Your objective = Begin with the first line of the material and write out each line exactly, ending with the line that contains "import Chart from". Pictures are not part of the copy.

— START OF Material supplied —

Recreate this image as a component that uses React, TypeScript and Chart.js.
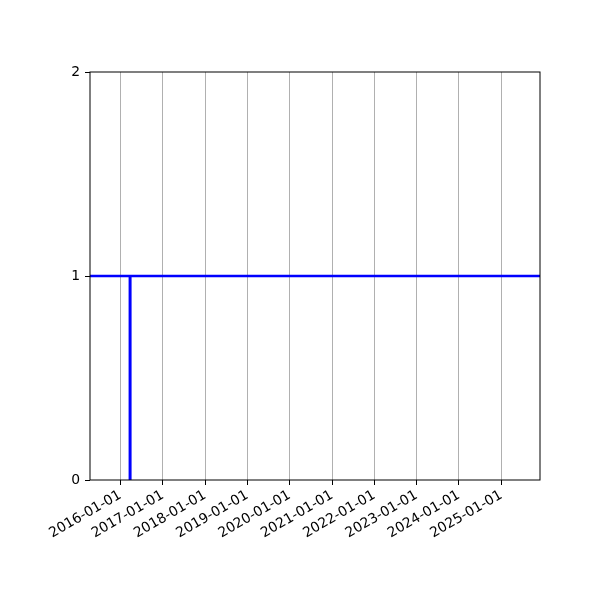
import { useEffect, useRef } from "react"
import Chart from "chart.js/auto"

// data (dates as YYYY-MM-DD)
const xRange = ["2015-04-14", "2025-12-01"]
const levelX = ["2015-04-14", "2025-12-01"]
const levelY = [1, 1]
const jumpX = ["2016-03-25", "2016-03-25"]
const jumpY = [0, 1]
const yearTicks = [2016, 2017, 2018, 2019, 2020, 2021, 2022, 2023, 2024, 2025]
const yTicks = [0, 1, 2]

const toMs = (s: string) => {
  const [y, m, d] = s.split("-").map(Number)
  return Date.UTC(y, m - 1, d)
}

const pad = (n: number) => String(n).padStart(2, "0")
const fmt = (ms: number) => {
  const d = new Date(ms)
  return `${d.getUTCFullYear()}-${pad(d.getUTCMonth() + 1)}-${pad(d.getUTCDate())}`
}

const frame = {
  id: "frame",
  afterDraw(chart: any) {
    const { ctx, chartArea: a } = chart
    ctx.save()
    ctx.strokeStyle = "#000"
    ctx.lineWidth = 1
    ctx.strokeRect(a.left, a.top, a.right - a.left, a.bottom - a.top)
    ctx.restore()
  },
}

export default function App() {
  const ref = useRef<HTMLCanvasElement>(null)
  const chartRef = useRef<Chart | null>(null)

  useEffect(() => {
    if (!ref.current) return
    if (chartRef.current) chartRef.current.destroy()

    const font = { family: "'DejaVu Sans', sans-serif", size: 13.9 }

    chartRef.current = new Chart(ref.current, {
      type: "line",
      data: {
        datasets: [
          {
            data: levelX.map((x, i) => ({ x: toMs(x), y: levelY[i] })),
            borderColor: "#0000ff",
            borderWidth: 2.5,
            pointRadius: 0,
            tension: 0,
          },
          {
            data: jumpX.map((x, i) => ({ x: toMs(x), y: jumpY[i] })),
            borderColor: "#0000ff",
            borderWidth: 3,
            pointRadius: 0,
            tension: 0,
          },
        ],
      },
      options: {
        animation: false,
        responsive: false,
        layout: { padding: { left: 0, right: 60, top: 72, bottom: 0 } },
        plugins: { legend: { display: false }, tooltip: { enabled: false } },
        scales: {
          x: {
            type: "linear",
            min: toMs(xRange[0]),
            max: toMs(xRange[1]),
            afterBuildTicks: (s: any) => {
              s.ticks = yearTicks.map((y) => ({ value: Date.UTC(y, 0, 1) }))
            },
            afterFit: (s: any) => { s.height = 120 },
            border: { display: false },
            grid: {
              color: "#b0b0b0",
              lineWidth: 1,
              tickColor: "#000",
              tickLength: 5,
            },
            ticks: {
              color: "#000",
              font,
              padding: 2,
              autoSkip: false,
              minRotation: 30,
              maxRotation: 30,
              callback: (v: any) => fmt(Number(v)),
            },
          },
          y: {
            min: 0,
            max: 2,
            afterBuildTicks: (s: any) => {
              s.ticks = yTicks.map((v) => ({ value: v }))
            },
            afterFit: (s: any) => { s.width = 90 },
            border: { display: false },
            grid: {
              drawOnChartArea: false,
              tickColor: "#000",
              tickLength: 5,
            },
            ticks: { color: "#000", font, padding: 5 },
          },
        },
      },
      plugins: [frame],
    })

    return () => { chartRef.current?.destroy() }
  }, [])

  return (
    <div style={{ position: "absolute", left: 0, top: 0, width: 600, height: 600, background: "#fff" }}>
      <canvas ref={ref} width={600} height={600} />
    </div>
  )
}
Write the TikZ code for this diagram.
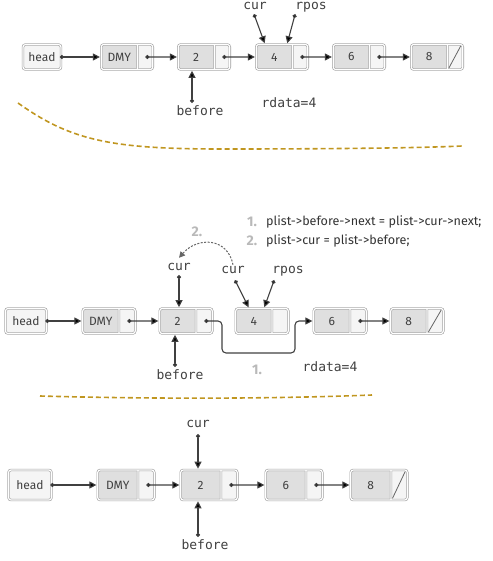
\documentclass[tikz,border=0pt]{standalone}
\usepackage{fontspec}
\setmainfont{Fira Sans}
\newfontfamily\monofont{DejaVu Sans Mono}
\usetikzlibrary{arrows.meta,shapes.multipart,calc}

% data part and pointer part of a list cell
\newcommand\celltext[3]{\makebox[#1pt]{#3}\nodepart{two}\makebox[#2pt]{}}

\begin{document}
\begin{tikzpicture}[x=1pt,y=-1pt,
  cell/.style={draw=gray!75, double=white, double distance=1.2pt, line width=0.6pt,
    rounded corners=2.5pt, inner sep=0pt, text=black!75,
    font=\fontsize{12}{13}\selectfont},
  headcell/.style={cell, fill=gray!8},
  listcell/.style={cell, rectangle split, rectangle split horizontal,
    rectangle split parts=2, rectangle split part fill={gray!25,gray!8}},
  varname/.style={font=\monofont\fontsize{13}{14}\selectfont, text=black!75,
    inner sep=1pt, text height=0.76em, text depth=0.24em},
  codeline/.style={font=\fontsize{12.6}{13}\selectfont, text=black!80, inner sep=0pt, anchor=west},
  stepnum/.style={font=\bfseries\fontsize{14}{15}\selectfont, text=gray!55, inner sep=0pt},
  ptr/.style={draw=black!75, line width=1.1pt, shorten >=1pt,
    {Circle[length=4pt]}-{Triangle[length=7pt,width=7pt]}},
  nullptr/.style={draw=black!60, line width=0.8pt},
  divider/.style={draw=sepgold, line width=1.6pt, dash pattern=on 5pt off 3pt},
]

  % Define colors
  \definecolor{sepgold}{RGB}{192,150,32}

  \useasboundingbox (0,0) rectangle (492,561);

  % ---------- before removal ----------
  \node[headcell, minimum width=38pt, minimum height=25pt] (a0) at (42,57) {head};
  \node[listcell, minimum height=25pt] (a1) at (127,57) {\celltext{36}{15}{DMY}};
  \node[listcell, minimum height=25pt] (a2) at (204,57) {\celltext{36}{15}{2}};
  \node[listcell, minimum height=25pt] (a4) at (282,57) {\celltext{36}{15}{4}};
  \node[listcell, minimum height=25pt] (a6) at (359,57) {\celltext{36}{15}{6}};
  \node[listcell, minimum height=25pt] (a8) at (437,57) {\celltext{36}{15}{8}};

  % ---------- removing ----------
  \node[headcell, minimum width=41pt, minimum height=25pt] (m0) at (26,321) {head};
  \node[listcell, minimum height=25pt] (m1) at (109,321) {\celltext{36}{16}{DMY}};
  \node[listcell, minimum height=25pt] (m2) at (186,321) {\celltext{36}{16}{2}};
  \node[listcell, minimum height=25pt] (m4) at (262,321) {\celltext{36}{16}{4}};
  \node[listcell, minimum height=25pt] (m6) at (340,321) {\celltext{36}{16}{6}};
  \node[listcell, minimum height=25pt] (m8) at (417,321) {\celltext{36}{16}{8}};

  % ---------- after removal ----------
  \node[headcell, minimum width=43pt, minimum height=30pt] (b0) at (30,485) {head};
  \node[listcell, minimum height=30pt] (b1) at (126,485) {\celltext{40}{16}{DMY}};
  \node[listcell, minimum height=30pt] (b2) at (209,485) {\celltext{40}{16}{2}};
  \node[listcell, minimum height=30pt] (b6) at (294,485) {\celltext{40}{16}{6}};
  \node[listcell, minimum height=30pt] (b8) at (379,485) {\celltext{40}{16}{8}};

  % pointer dots in the second parts
  \foreach \n in {a1,a2,a4,a6,m1,m2,m6,b1,b2,b6}
    \coordinate (\n p) at ($(\n.one split north)!.5!(\n.south east)$);

  % links
  \draw[ptr] ([xshift=-1.5pt]a0.east) -- (a1);
  \draw[ptr] (a1p) -- (a2);
  \draw[ptr] (a2p) -- (a4);
  \draw[ptr] (a4p) -- (a6);
  \draw[ptr] (a6p) -- (a8);

  \draw[ptr] ([xshift=-1.5pt]m0.east) -- (m1);
  \draw[ptr] (m1p) -- (m2);
  \draw[ptr] (m6p) -- (m8);
  \coordinate (bend1) at (222,353);
  \coordinate (bend2) at (295,353);
  \draw[ptr, rounded corners=4pt] (m2p) -| (bend1) -- (bend2) |- (m6);

  \draw[ptr] ([xshift=-1.5pt]b0.east) -- (b1);
  \draw[ptr] (b1p) -- (b2);
  \draw[ptr] (b2p) -- (b6);
  \draw[ptr] (b6p) -- (b8);

  % null pointers
  \foreach \n in {a8,m8,b8}
    \draw[nullptr] ([xshift=1.5pt,yshift=2pt]\n.one split south)
      -- ([xshift=-2.5pt,yshift=-2pt]\n.north east);

  % variables, top
  \node[varname] (cura) at (255,7) {cur};
  \node[varname] (rposa) at (311,7) {rpos};
  \node[varname] (beforea) at (200,113) {before};
  \node[varname] (rdataa) at (289,105) {rdata=4};
  \draw[ptr] ([xshift=-1pt,yshift=-1pt]cura.south) -- ([xshift=-17pt]a4.north);
  \draw[ptr] ([xshift=1pt,yshift=-1pt]rposa.south west) -- ([xshift=5pt]a4.north);
  \draw[ptr] ([xshift=-8pt,yshift=4pt]beforea.north) -- ([xshift=-12pt]a2.south);

  % variables, middle
  \node[varname] (curm1) at (179,268) {cur};
  \node[varname] (curm2) at (233,271) {cur};
  \node[varname] (rposm) at (288,271) {rpos};
  \node[varname] (beforem) at (180,377) {before};
  \node[varname] (rdatam) at (330,369) {rdata=4};
  \draw[ptr] ([yshift=-1pt]curm1.south) -- ([xshift=-7pt]m2.north);
  \draw[ptr] ([xshift=2pt,yshift=-3pt]curm2.south) -- ([xshift=-13pt]m4.north);
  \draw[ptr] ([xshift=3pt,yshift=-3pt]rposm.south west) -- ([xshift=2pt]m4.north);
  \draw[ptr] ([xshift=-5pt,yshift=4pt]beforem.north) -- ([xshift=-11pt]m2.south);

  % steps
  \node[stepnum] (num1a) at (252,222) {1.};
  \node[codeline] (code1) at (266,222) {plist->before->next = plist->cur->next;};
  \node[stepnum] (num2a) at (252,241) {2.};
  \node[codeline] (code2) at (266,241) {plist->cur = plist->before;};
  \node[stepnum] (num1b) at (257,370) {1.};
  \node[stepnum] (num2b) at (197,232) {2.};
  \draw[draw=black!60, line width=1pt, dash pattern=on 2pt off 1.5pt,
    -{Triangle[length=6pt,width=6pt]}]
    (curm2.north) .. controls (228,238) and (198,236) .. ([yshift=4pt]curm1.north);

  % variables, bottom
  \node[varname] (curb) at (198,425) {cur};
  \node[varname] (beforeb) at (205,547) {before};
  \draw[ptr] ([yshift=-3pt]curb.south) -- ([xshift=-11pt]b2.north);
  \draw[ptr] ([xshift=-7pt,yshift=4pt]beforeb.north) -- ([xshift=-11pt]b2.south);

  % section dividers
  \draw[divider] (18,103) .. controls (70,140) and (110,149) .. (220,149)
    .. controls (330,149) and (420,148) .. (462,146);
  \draw[divider] (40,396) .. controls (150,399) and (270,399) .. (372,395);

\end{tikzpicture}
\end{document}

— END OF Material supplied —

Result of this task =
Recreate this image as a component that uses React, TypeScript and Chart.js.
import { useEffect, useRef } from "react"
import Chart from "chart.js/auto"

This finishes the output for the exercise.